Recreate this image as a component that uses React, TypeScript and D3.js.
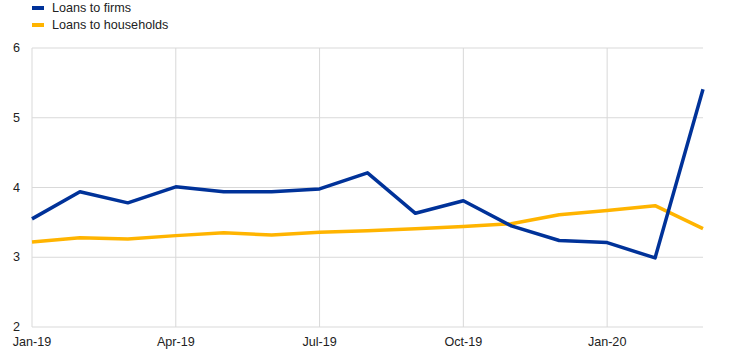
import React from "react";
import * as d3 from "d3";

const months = ["Jan-19","Feb-19","Mar-19","Apr-19","May-19","Jun-19","Jul-19","Aug-19","Sep-19","Oct-19","Nov-19","Dec-19","Jan-20","Feb-20","Mar-20"];
const firms = [3.55,3.94,3.78,4.01,3.94,3.94,3.98,4.21,3.63,3.81,3.45,3.24,3.21,2.99,5.41];
const households = [3.22,3.28,3.26,3.31,3.35,3.32,3.36,3.38,3.41,3.44,3.48,3.61,3.67,3.74,3.41];
const yTicks = [2,3,4,5,6];
const xTickLabels = ["Jan-19","Apr-19","Jul-19","Oct-19","Jan-20"];
const seriesNames = ["Loans to firms","Loans to households"];

const W = 742, H = 352;
const left = 32, right = 703, top = 48, bottom = 327;
const BLUE = "#003299", YELLOW = "#FFB400", GRID = "#d9d9d9";
const FONT = "Arial, 'Liberation Sans', sans-serif";

export default function App() {
  const x = d3.scalePoint<string>().domain(months).range([left, right]);
  const y = d3.scaleLinear().domain([2, 6]).range([bottom, top]);
  const line = d3.line<number>().x((_, i) => x(months[i])!).y((d) => y(d));
  return (
    <svg width={W} height={H} style={{ position: "absolute", left: 0, top: 0 }}>
      <rect width={W} height={H} fill="#fff" />
      {yTicks.map((t) => (
        <g key={t}>
          <line x1={left} x2={right} y1={y(t)} y2={y(t)} stroke={GRID} strokeWidth={1} />
          <text x={20} y={y(t) + 4} textAnchor="end" fontFamily={FONT} fontSize={12.6} fill="#222">{t}</text>
        </g>
      ))}
      <line x1={left} x2={left} y1={top} y2={bottom} stroke={GRID} strokeWidth={1} />
      {xTickLabels.map((m) => (
        <g key={m}>
          {m !== "Jan-19" && (
            <line x1={x(m)} x2={x(m)} y1={top} y2={bottom} stroke={GRID} strokeWidth={1} />
          )}
          <text x={x(m)} y={346} textAnchor="middle" fontFamily={FONT} fontSize={12.6} fill="#222">{m}</text>
        </g>
      ))}
      <path d={line(households)!} fill="none" stroke={YELLOW} strokeWidth={3.5} strokeLinejoin="round" />
      <path d={line(firms)!} fill="none" stroke={BLUE} strokeWidth={3.5} strokeLinejoin="round" />
      {seriesNames.map((n, i) => (
        <g key={n}>
          <rect x={32} y={6 + i * 17} width={12} height={4} fill={i === 0 ? BLUE : YELLOW} />
          <text x={52} y={12 + i * 17} fontFamily={FONT} fontSize={12.6} fill="#222">{n}</text>
        </g>
      ))}
    </svg>
  );
}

——————

### YOUR GOAL
Without including any pictures, reproduce the listing exactly.

### RESPONSE TO THE TASK
Recreate this image as a component that uses React, TypeScript and D3.js.
import React from "react";
import * as d3 from "d3";

const months = ["Jan-19","Feb-19","Mar-19","Apr-19","May-19","Jun-19","Jul-19","Aug-19","Sep-19","Oct-19","Nov-19","Dec-19","Jan-20","Feb-20","Mar-20"];
const firms = [3.55,3.94,3.78,4.01,3.94,3.94,3.98,4.21,3.63,3.81,3.45,3.24,3.21,2.99,5.41];
const households = [3.22,3.28,3.26,3.31,3.35,3.32,3.36,3.38,3.41,3.44,3.48,3.61,3.67,3.74,3.41];
const yTicks = [2,3,4,5,6];
const xTickLabels = ["Jan-19","Apr-19","Jul-19","Oct-19","Jan-20"];
const seriesNames = ["Loans to firms","Loans to households"];

const W = 742, H = 352;
const left = 32, right = 703, top = 48, bottom = 327;
const BLUE = "#003299", YELLOW = "#FFB400", GRID = "#d9d9d9";
const FONT = "Arial, 'Liberation Sans', sans-serif";

export default function App() {
  const x = d3.scalePoint<string>().domain(months).range([left, right]);
  const y = d3.scaleLinear().domain([2, 6]).range([bottom, top]);
  const line = d3.line<number>().x((_, i) => x(months[i])!).y((d) => y(d));
  return (
    <svg width={W} height={H} style={{ position: "absolute", left: 0, top: 0 }}>
      <rect width={W} height={H} fill="#fff" />
      {yTicks.map((t) => (
        <g key={t}>
          <line x1={left} x2={right} y1={y(t)} y2={y(t)} stroke={GRID} strokeWidth={1} />
          <text x={20} y={y(t) + 4} textAnchor="end" fontFamily={FONT} fontSize={12.6} fill="#222">{t}</text>
        </g>
      ))}
      <line x1={left} x2={left} y1={top} y2={bottom} stroke={GRID} strokeWidth={1} />
      {xTickLabels.map((m) => (
        <g key={m}>
          {m !== "Jan-19" && (
            <line x1={x(m)} x2={x(m)} y1={top} y2={bottom} stroke={GRID} strokeWidth={1} />
          )}
          <text x={x(m)} y={346} textAnchor="middle" fontFamily={FONT} fontSize={12.6} fill="#222">{m}</text>
        </g>
      ))}
      <path d={line(households)!} fill="none" stroke={YELLOW} strokeWidth={3.5} strokeLinejoin="round" />
      <path d={line(firms)!} fill="none" stroke={BLUE} strokeWidth={3.5} strokeLinejoin="round" />
      {seriesNames.map((n, i) => (
        <g key={n}>
          <rect x={32} y={6 + i * 17} width={12} height={4} fill={i === 0 ? BLUE : YELLOW} />
          <text x={52} y={12 + i * 17} fontFamily={FONT} fontSize={12.6} fill="#222">{n}</text>
        </g>
      ))}
    </svg>
  );
}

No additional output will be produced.